Trotzdem präsentierte ich meine Idee in einem Island-Forum, doch bald wurde meine Unerfahrenheit im Trekking und meine nur vage vorhandene Planung entlarvt, mir wurde auf nette Weise geraten, mir doch eine andere Tour zu suchen. Nebst fehlender Erfahrung auch, weil ich die Route alleine machen würde.
Die einzige Möglichkeit wäre es, den Laugavegur rückwärts zu gehen, um erst gegen Ende der Tour mit dem Hochland konfrontiert zu werden, wenn vielleicht die Wege bereits kontrolliert sind und das Klima sich ein wenig gebessert hat. Doch - was für ein Sommer erwarten die Isländer überhaupt im 2013?
Die Fragen häufen sich also an und die Unwissenheit wächst. All dies gilt es nun in der verbleibenden Zeit zu klären.
Unvorstellbar ist es auch nicht mehr, eine Rundreise zu machen mit dem Bus und jeweils bei ausgewählten Orten Tageswanderungen mit anschliessender Übernachtung durchzuführen. Irgendwie scheue ich mich aber davor, diese 21 Tage genau zu gliedern und jeden Tag einen Plan zu haben, was ich tun werde. Ich würde viel lieber einfach losgehen, und es so nehmen wie es kommt. Ich werde sehen, wohin mich meine Planung führt. Je mehr Wissen ich über Island habe, desto eher kann ich mich in meinen Vorstellungen orientieren.

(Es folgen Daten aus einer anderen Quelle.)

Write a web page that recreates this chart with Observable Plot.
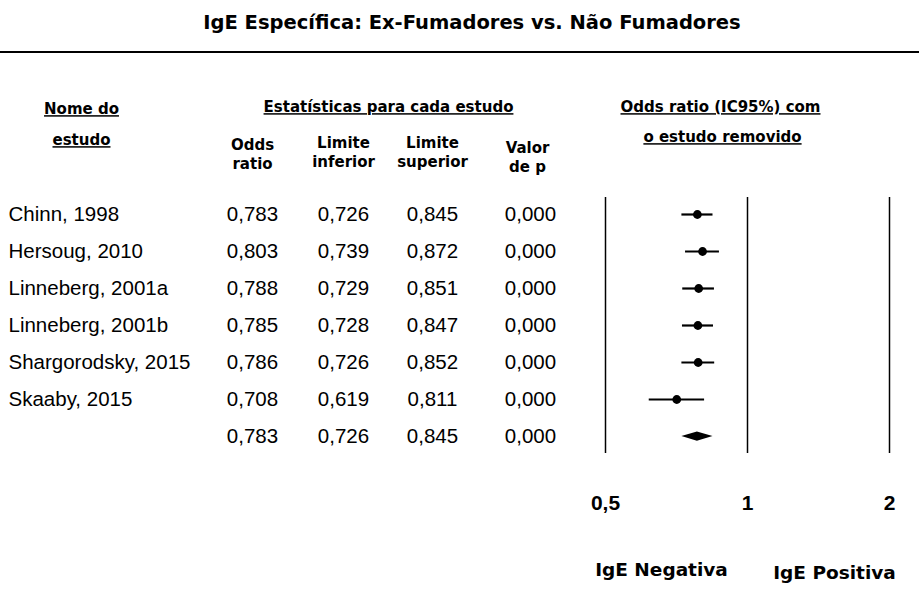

Ich notiere meine Ziele für diese Woche:
Ich gehe wandern in der Schweiz, mache mich vertraut mit meiner bisherigen Ausrüstung und übe schonmal Zelt aufbauen.
Ich lese einige Tourenberichte und versuche mir ein Bild zu machen über die Realisierung des Laugavegur.
Ich informiere mich über das Bus-Netzwerk und dessen Fahrpläne.